Now that the industry only has 3 remaining key players (Seagate, Toshiba and Samsung), consumers are finding themselves having to either deal with the acquisition or overcome long-standing grudges. HDD and SSD buyers are quite loyal to their favorite brand with a special loathing for the competition, as comments on Tom’s Hardware following the announcement reveal.
Personally, I find it disappointing that an industry with such little competition now has even less, but I do believe that WD made a smart move that will largely benefit the company’s operations. Hopefully, pricing and quality of SSD and HDD’s will both remain competitive despite the deal.

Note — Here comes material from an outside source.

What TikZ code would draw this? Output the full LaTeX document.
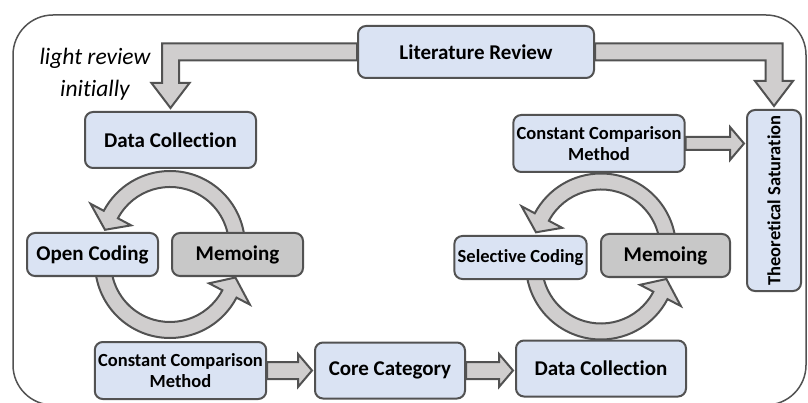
\documentclass[tikz,border=0pt]{standalone}
\usepackage{fontspec}
\setmainfont[Ligatures=NoCommon]{Carlito}
\usetikzlibrary{calc,backgrounds}

\definecolor{boxblue}{RGB}{218,227,243}
\definecolor{memogrey}{RGB}{200,200,200}
\definecolor{arrowgrey}{RGB}{208,206,206}
\definecolor{edgegrey}{RGB}{82,82,82}

\tikzstyle{stage} = [rectangle, rounded corners=8pt,
minimum width=171pt,
minimum height=56pt,
text centered,
draw=edgegrey, line width=2pt,
fill=boxblue,
font=\fontsize{21}{25}\selectfont\bfseries]
\tikzstyle{coding} = [stage,
minimum width=131pt,
minimum height=43pt]
\tikzstyle{memo} = [coding, fill=memogrey]
\tikzstyle{method} = [stage, align=center,
minimum height=57pt,
font=\fontsize{18.5}{21}\selectfont\bfseries]
\tikzstyle{fat} = [draw=edgegrey, line width=2pt, fill=arrowgrey]

% straight block arrow: from node, to anchor, half shaft width
\newcommand{\hfat}[3]{%
\draw [fat] ($(#1.east)+(0,#3)$) -- ($(#2 |- #1.east)+(-16,#3)$)
  -- ($(#2 |- #1.east)+(-16,16.5)$) -- ($(#2 |- #1.east)+(-2,0)$)
  -- ($(#2 |- #1.east)+(-16,-16.5)$) -- ($(#2 |- #1.east)+(-16,-#3)$)
  -- ($(#1.east)+(0,-#3)$) -- cycle;}
% curved block arrow: centre, start angle, head base angle, tip angle
\newcommand{\cyclearrow}[4]{%
\draw [fat] ($(#1)+(#2:75)$) arc [start angle=#2, end angle=#3, radius=75]
  -- ($(#1)+(#3:90)$) -- ($(#1)+(#4:67)$) -- ($(#1)+(#3:44)$)
  -- ($(#1)+(#3:59)$) arc [start angle=#3, end angle=#2, radius=59] -- cycle;}

\begin{document}
\begin{tikzpicture}[x=1pt, y=1pt, node distance=145pt]
\useasboundingbox (0,0) rectangle (808,-403);
\clip (0,0) rectangle (808,-403);
\draw [edgegrey, line width=1.5pt, rounded corners=40pt] (13,-15) rectangle (806,-405);

\node (lit) [stage, minimum width=236pt, minimum height=52pt] at (476,-52) {Literature Review};
\node (note) [font=\fontsize{23.5}{32}\selectfont\itshape, align=center] at (95,-74) {light review\\initially};
\node (dc1) [stage] at (170.5,-140) {Data Collection};
\node (open) [coding] at (92.5,-254.5) {Open Coding};
\node (memo1) [memo, right of=open] {Memoing};
\node (ccm1) [method] at (180.5,-370.5) {Constant Comparison\\Method};
\node (core) [stage, minimum width=150pt, right of=ccm1, xshift=64.5pt] {Core Category};
\node (dc2) [stage, minimum width=170pt, right of=core, xshift=66pt, yshift=2pt] {Data Collection};
\node (sel) [coding, font=\fontsize{18.5}{21}\selectfont\bfseries] at (520.5,-257.5) {Selective Coding};
\node (memo2) [memo, minimum width=129pt, right of=sel, yshift=2pt] {Memoing};
\node (ccm2) [method, minimum width=170pt] at (599,-143.5) {Constant Comparison\\Method};
\node (theo) [stage, rotate=90, minimum width=181pt, minimum height=54pt,
  font=\fontsize{18.5}{21}\selectfont\bfseries] at (774,-200.5) {Theoretical Saturation};

\begin{scope}[on background layer]
\draw [fat] ($(lit.west)+(0,8.5)$) -| ($(dc1.north)+(-8.5,28)$) -- ($(dc1.north)+(-19,28)$)
  -- ($(dc1.north)+(0,3)$) -- ($(dc1.north)+(19,28)$) -- ($(dc1.north)+(8.5,28)$)
  |- ($(lit.west)+(0,-8.5)$) -- cycle;
\draw [fat] ($(lit.east)+(0,8.5)$) -| ($(theo.east)+(8.5,28)$) -- ($(theo.east)+(19,28)$)
  -- ($(theo.east)+(0,3)$) -- ($(theo.east)+(-19,28)$) -- ($(theo.east)+(-8.5,28)$)
  |- ($(lit.east)+(0,-8.5)$) -- cycle;
\hfat{ccm2}{theo.north}{6.5}
\hfat{ccm1}{core.west}{8.5}
\hfat{core}{dc2.west}{8.5}

\coordinate (up1) at ($(open)!.5!(memo1)+(5,8.5)$);
\coordinate (low1) at ($(open)!.5!(memo1)+(5,-8.5)$);
\coordinate (up2) at ($(sel)!.5!(memo2)+(8,8)$);
\coordinate (low2) at ($(sel)!.5!(memo2)+(8,-8)$);
\cyclearrow{up1}{0}{152}{166}
\cyclearrow{low1}{180}{332.5}{347.5}
\cyclearrow{up2}{0}{152}{166}
\cyclearrow{low2}{180}{332.5}{347.5}
\end{scope}
\end{tikzpicture}
\end{document}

23 Comments on Western Digital acquires Hitachi, will dominate HDD market
If WD brings Hitachi drives down to WD standards then I'll be looking
for a SSD! I've found WD drives to be about as reliable as a Politician's
Promise the day after the Election.
WD -> Die early HDD's ...
Hitach+WD -> Die early Faster HDD's
coolcolors, WD have had a bad rap from alot of sources over the years. My company's supplier steers clear of them from their integration solutions due to lack of reliability. These guys know their stuff, the industry they and deal with very high volume of system integrations per year.
Alas,I experienced problems with WD drives myself and never went back.
I have always preferred Seagate myself, specially in the Enterprise class high end drives. My company integrates 1000's of these drives into our products every year with low failure rates.
Unfortunately Seagate had that firmware / drive-brick debacle a couple of years ago on some consumer class models and that sure tainted their reputation.
2 Western Digital 1TB hdd's in my system right now and in the
2 external enclosures I have a 1TB Hitachi and a 500GB Western
Digital hdd's and the Hitachi drives are always a little faster in all
the benchmarks over the WD drives.
As for reliability they are all on par with each other as I've not.......
so far experienced any failures out of any of them not anything like
I did out of the Seagate drives I've tried to use.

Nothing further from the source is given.